Le Parti unique du Prolétariat, tout en poursuivant la réalisation des réformes immédiates revendiquées par la classe ouvrière, n’est pas un parti de réformes, mais un parti de lutte de classes et de révolution.

Le Parti unique du prolétariat vise à combattre et à détruire le système capitaliste. Il ne saurait admettre une politique de collaboration avec les partis bourgeois. Il ne saurait rechercher la participation au gouvernement dans la société bourgeoise. Il repousse toute tentative faite pour masquer les antagonismes de classe toujours croissants à l’effet de faciliter un rapprochement avec les partis bourgeois. Même lorsqu’il utilise au profit des travailleurs les conflits secondaires des possédants ou qu’il se trouve combiner son action avec celle d’un parti politique pour la défense des droits et des intérêts du prolétaire, il reste toujours un parti d’opposition fondamentale et irréductible à l’ensemble de la classe bourgeoise et à l’Etat qui en est l’instrument.

Il repousse les moyens de nature à maintenir la classe dominante et qui assurent ainsi la domination de la bourgeoisie ; par voie de conséquence, il refuse au gouvernement bourgeois les crédits militaires, les crédits de conquête coloniale, les fonds secrets et l’ensemble du budget.

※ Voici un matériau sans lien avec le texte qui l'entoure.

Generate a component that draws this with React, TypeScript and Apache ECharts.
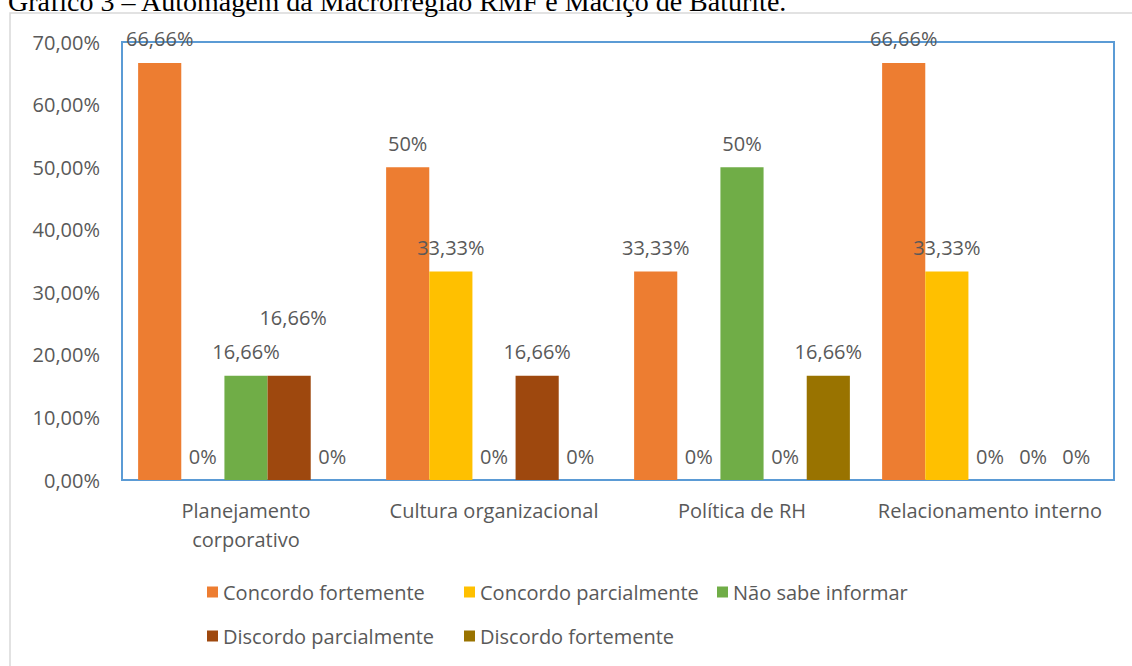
import React, { useEffect, useRef } from "react";
import * as echarts from "echarts";

const title = "Gráfico 3 – Automagem da Macrorregião RMF e Maciço de Baturité.";
const categories = [
  "Planejamento\ncorporativo",
  "Cultura organizacional",
  "Política de RH",
  "Relacionamento interno",
];
const seriesNames = [
  "Concordo fortemente",
  "Concordo parcialmente",
  "Não sabe informar",
  "Discordo parcialmente",
  "Discordo fortemente",
];
const concordoFortemente = [66.66, 50, 33.33, 66.66];
const concordoParcialmente = [0, 33.33, 0, 33.33];
const naoSabeInformar = [16.66, 0, 50, 0];
const discordoParcialmente = [16.66, 16.66, 0, 0];
const discordoFortemente = [0, 0, 16.66, 0];
const yTicks = [0, 10, 20, 30, 40, 50, 60, 70];

const colors = ["#ED7D31", "#FFC000", "#70AD47", "#9E480E", "#997300"];
const FONT = "Open Sans";
const GRAY = "#595959";
const FS = 20;

export default function App() {
  const ref = useRef<HTMLDivElement>(null);
  useEffect(() => {
    if (!ref.current) return;
    const chart = echarts.init(ref.current, null, { renderer: "svg" });
    const allValues = [
      concordoFortemente,
      concordoParcialmente,
      naoSabeInformar,
      discordoParcialmente,
      discordoFortemente,
    ];
    const fmt = (p: any) => String(p.value).replace(".", ",") + "%";
    const series = allValues.map((vals, si) => ({
      name: seriesNames[si],
      type: "bar",
      barGap: "0%",
      barCategoryGap: "13%",
      itemStyle: { color: colors[si] },
      label: {
        show: true,
        position: "top",
        distance: 14,
        formatter: fmt,
        fontFamily: FONT,
        fontSize: FS,
        color: GRAY,
      },
      data: vals.map((v, ci) =>
        si === 3 && ci === 0
          ? { value: v, label: { offset: [4, -34] } }
          : { value: v }
      ),
    }));
    const legendPos = [
      [207, 582],
      [464, 582],
      [717, 582],
      [207, 626],
      [464, 626],
    ];
    const legends = seriesNames.map((n, i) => ({
      data: [n],
      left: legendPos[i][0],
      top: legendPos[i][1],
      padding: 0,
      icon: "rect",
      itemWidth: 11,
      itemHeight: 11,
      textStyle: { fontFamily: FONT, fontSize: FS, color: GRAY },
    }));
    chart.setOption({
      animation: false,
      textStyle: { fontFamily: FONT },
      grid: {
        left: 122,
        top: 42,
        right: 18,
        bottom: 186,
        show: true,
        borderColor: "#5B9BD5",
        borderWidth: 2,
        backgroundColor: "transparent",
        containLabel: false,
      },
      legend: legends,
      xAxis: {
        type: "category",
        data: categories,
        axisLine: { show: false },
        axisTick: { show: false },
        axisLabel: {
          margin: 16,
          fontFamily: FONT,
          fontSize: FS,
          color: GRAY,
          lineHeight: 29,
          interval: 0,
        },
      },
      yAxis: {
        type: "value",
        min: yTicks[0],
        max: yTicks[yTicks.length - 1],
        interval: 10,
        splitLine: { show: false },
        axisLine: { show: false },
        axisTick: { show: false },
        axisLabel: {
          margin: 22,
          fontFamily: FONT,
          fontSize: FS,
          color: GRAY,
          formatter: (v: number) => v.toFixed(2).replace(".", ",") + "%",
        },
      },
      graphic: [
        {
          type: "rect",
          shape: { x: 10, y: 13, width: 1140, height: 700 },
          style: { fill: "none", stroke: "#D9D9D9", lineWidth: 1.5 },
          silent: true,
        },
        {
          type: "text",
          x: 8,
          y: -13,
          style: {
            text: title,
            font: '28px "Liberation Serif", "Times New Roman", serif',
            fill: "#000",
            verticalAlign: "top",
          },
        },
      ],
      series,
    });
    return () => chart.dispose();
  }, []);
  return (
    <div
      ref={ref}
      style={{ position: "fixed", left: 0, top: 0, width: 1132, height: 666, background: "#fff" }}
    />
  );
}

La dictature du prolétariat

Le Parti unique du prolétariat sait que son but ne saurait être atteint que par la conquête du pouvoir de haute lutte contre la bourgeoisie.

Ainsi seulement l’Etat bourgeois pourra être détruit et remplacé par l’Etat prolétaire, par lequel s’exercera la dictature de classe ouvrière durant toute la période nécessaire pour briser la contre-révolution.

Le Parti unique du prolétariat fait sienne cette conception marxiste de la dictature du prolétariat telle qu’elle figure dans la critique du Programme de Gotha : « Entre la société capitaliste et la société communiste se place une période de transformation révolutionnaire de la première à la deuxième, à quoi correspond une période de transition politique où l’Etat ne saurait être autre que la dictature révolutionnaire du prolétariat. »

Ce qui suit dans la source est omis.